Europe Features

ANALYSIS: Obama's summit decision leaves EU a mountain to climb

Feb 3, 2010, 10:35 GMT

   Brussels - It takes a lot of preparation to climb to a summit: that was the perceived message from the United States to the European Union after the White House said that US President Barack Obama would not attend a planned EU-US summit in Madrid in May.

   Analysts say that the EU remains an important potential partner for the US, but that Washington will only take it seriously if its 27 member states can give the US substantial support on key issues such as financial reform or the war in Afghanistan.

Obama 'would like to have good relations with Europe, but if Europe wants to be taken seriously as a partner ... the EU should look to the substance,' said Anthony Dworkin, senior policy fellow at the European Council for Foreign Relations (ECFR) think tank.

Ever since 1997, the leaders of the EU and the US have held summits once a year in a symbol of their 'strategic relationship.'

On December 1, the EU brought into force the Lisbon Treaty, which aims to give the bloc more global clout by creating a full-time EU president to work alongside its rotating national presidency.

Spain, which took over the rotating presidency in January, had scheduled the next EU-US summit for May 24. That meeting was set to be chaired by the new EU president, Herman Van Rompuy.

But on Monday, White House officials said that Obama had no plans to go to Spain, a blow to the EU's dream of global influence.

'Obama's decision indicates that the US has little confidence that the EU can meet this ambition,' said Joerg Forbrig, senior researcher at the German Marshall Fund of the United States (GMF), a trans- Atlantic think tank based in Berlin.

According to officials on both sides of the Atlantic, the decision not to attend the summit is simply a matter of timing.

'People have busy schedules, and Mr Obama has been to Europe a lot,' European Commission spokesman Michael Mann said on Tuesday.

But analysts said that it stems from far deeper problems.

The first is what is perceived in the US as a European failure to offer more than token support on key issues such as climate change or the artificially low value of China's currency.

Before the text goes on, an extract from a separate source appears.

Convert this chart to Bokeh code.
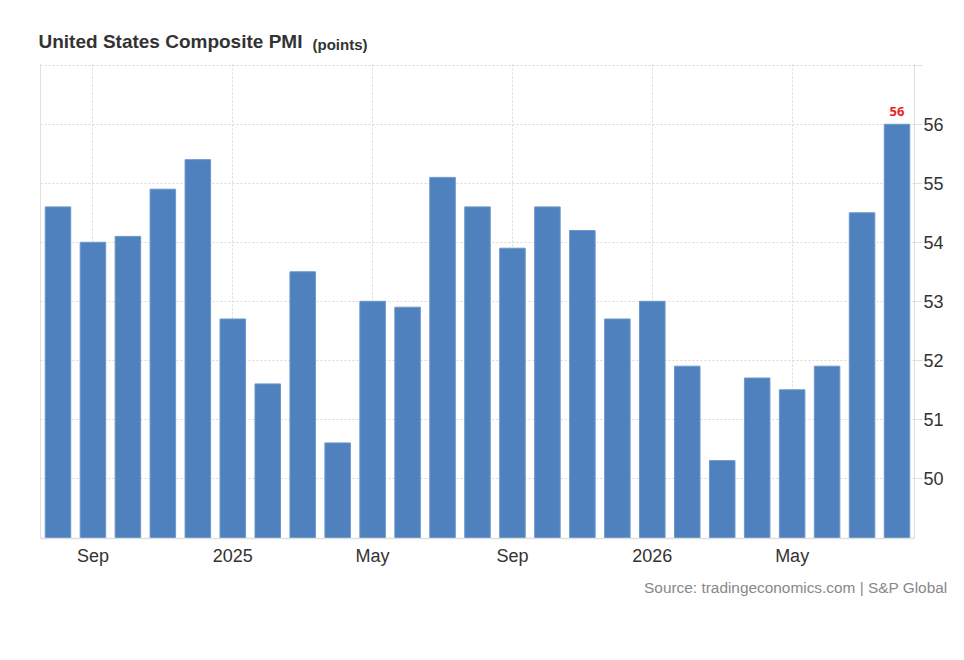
from bokeh.plotting import figure
from bokeh.models import Range1d, FixedTicker, LinearAxis, Title
from bokeh.core.properties import value
from bokeh.embed import file_html
from bokeh.resources import INLINE

# ---- data ----
months = ["Aug 2024", "Sep 2024", "Oct 2024", "Nov 2024", "Dec 2024",
          "Jan 2025", "Feb 2025", "Mar 2025", "Apr 2025", "May 2025",
          "Jun 2025", "Jul 2025", "Aug 2025", "Sep 2025", "Oct 2025",
          "Nov 2025", "Dec 2025", "Jan 2026", "Feb 2026", "Mar 2026",
          "Apr 2026", "May 2026", "Jun 2026", "Jul 2026", "Aug 2026"]
pmi = [54.6, 54.0, 54.1, 54.9, 55.4,
       52.7, 51.6, 53.5, 50.6, 53.0,
       52.9, 55.1, 54.6, 53.9, 54.6,
       54.2, 52.7, 53.0, 51.9, 50.3,
       51.7, 51.5, 51.9, 54.5, 56.0]
tick_months = ["Sep 2024", "Jan 2025", "May 2025", "Sep 2025", "Jan 2026", "May 2026"]
tick_labels = ["Sep", "2025", "May", "Sep", "2026", "May"]
y_ticks = [50, 51, 52, 53, 54, 55, 56, 57]
y_tick_labels = ["50", "51", "52", "53", "54", "55", "56", ""]

title_text = "United States Composite PMI"
unit_text = "(points)"
source_text = "Source: tradingeconomics.com | S&P Global"

# ---- figure ----
x = list(range(len(months)))
y0, y1 = 48.98, 57.03
W, H = 956, 648

p = figure(width=W, height=H, output_backend="svg", toolbar_location=None,
           x_range=Range1d(-0.5, len(months) - 0.5), y_range=Range1d(y0, y1),
           y_axis_location="right", title=None,
           min_border_left=40, min_border_right=42, min_border_top=63, min_border_bottom=110)
p.outline_line_color = None
p.background_fill_color = "white"
p.border_fill_color = "white"

t_main = Title(text=title_text, align="left", offset=-2, standoff=24,
               text_font="Liberation Sans", text_font_style="bold",
               text_font_size="19px", text_color="#333333")
p.add_layout(t_main, "above")
t_unit = Title(text=unit_text, align="left", offset=272, standoff=-73,
               text_font="Liberation Sans", text_font_style="bold",
               text_font_size="15px", text_color="#333333")
p.add_layout(t_unit, "above")

p.vbar(x=x, top=pmi, bottom=y0, width=0.73, fill_color="#4e81be",
       line_color="#6b97cc", line_width=1)

# x axis
xt = [months.index(m) for m in tick_months]
p.xaxis.ticker = FixedTicker(ticks=xt)
p.xaxis.major_label_overrides = {t: l for t, l in zip(xt, tick_labels)}
p.xaxis.major_tick_line_color = None
p.xaxis.minor_tick_line_color = None
p.xaxis.axis_line_color = "#e0e0e0"
p.xaxis.axis_line_width = 1.5
p.xaxis.major_label_text_font = "Liberation Sans"
p.xaxis.major_label_text_font_size = "18px"
p.xaxis.major_label_text_color = "#333333"
p.xaxis.major_label_standoff = 1

# y axis (right)
p.yaxis.ticker = FixedTicker(ticks=y_ticks)
p.yaxis.major_label_overrides = {t: l for t, l in zip(y_ticks, y_tick_labels)}
p.yaxis.axis_line_color = "#e0e0e0"
p.yaxis.major_tick_line_color = "#e0e0e0"
p.yaxis.major_tick_in = 0
p.yaxis.major_tick_out = 8
p.yaxis.minor_tick_line_color = None
p.yaxis.major_label_text_font = "Liberation Sans"
p.yaxis.major_label_text_font_size = "18px"
p.yaxis.major_label_text_color = "#333333"
p.yaxis.major_label_standoff = 1

# left border line
la = LinearAxis(ticker=FixedTicker(ticks=[]), axis_line_color="#e0e0e0",
                major_tick_line_color=None, minor_tick_line_color=None,
                major_label_text_font_size="0px")
p.add_layout(la, "left")

# grids
p.xgrid.ticker = FixedTicker(ticks=xt)
p.ygrid.ticker = FixedTicker(ticks=y_ticks)
for g in (p.xgrid, p.ygrid):
    g.grid_line_color = "#d8d8d8"
    g.grid_line_dash = "2 2"
    g.grid_line_width = 1

# last value label
p.text(x=[x[-1]], y=[pmi[-1]], text=[f"{pmi[-1]:g}"], text_align="center",
       text_baseline="alphabetic", y_offset=-13, text_color="#ee1c25",
       text_font=value("Open Sans"), text_font_style="bold", text_font_size="13px")

# source below
src = Title(text=source_text, align="right", offset=-33, standoff=17,
            text_font="Liberation Sans", text_font_style="normal",
            text_font_size="15.4px", text_color="#888888")
p.add_layout(src, "below")

open("out.html", "w").write(file_html(p, INLINE))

'It's no longer about what can the US do for us (in Europe), it's about what can we do together, and the US is becoming increasingly disappointed with what Europe can deliver,' said Tomas Valasek, head of foreign policy and defence studies at the Centre for European Reform think tank in London.

That has been reinforced by the confusion in the EU as to who should run the May summit, with Van Rompuy - officially its chairman - apparently left on the sidelines by the meeting's Spanish planners.

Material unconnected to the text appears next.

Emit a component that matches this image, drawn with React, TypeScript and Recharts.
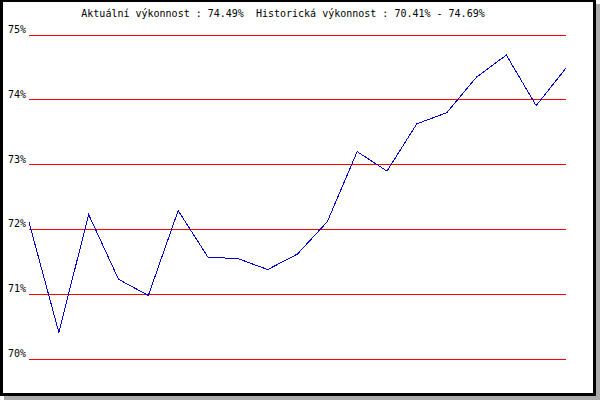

'The institutional confusion over who should host and chair the summit ... gives the impression that it was a summit for the sake of having a summit, not one which would lead to concrete results,' Dworkin said.

Finally, Obama's own busy schedule highlights the EU's plight: this year alone, he is set to attend summits of major international groups such as the G8 (June), the G20 (June and November), the UN (September) and NATO (November).

That gives him ample opportunity to discuss specific problems with any EU leaders he needs - without having to spend time at a summit where the bloc is unlikely, on past showing, to offer what he wants.

'In terms of the big issues on the agenda ... the EU is not a big part of the solution,' Valasek pointed out.

And that puts the pressure on the EU to come up with ways in which it, as a body, can give the US real help - or risk seeing its coveted summits vanish into the clouds of a mountain it could not climb.

'Europe can only hope to get attention, and the participation of Obama in a US-EU summit, if Washington sees a benefit in engaging with Europe,' Forbrig said.

'I would not even rule out that the planned EU-US summit falters altogether - perhaps even that this decision ends the tradition of regular EU-US summits,' he said.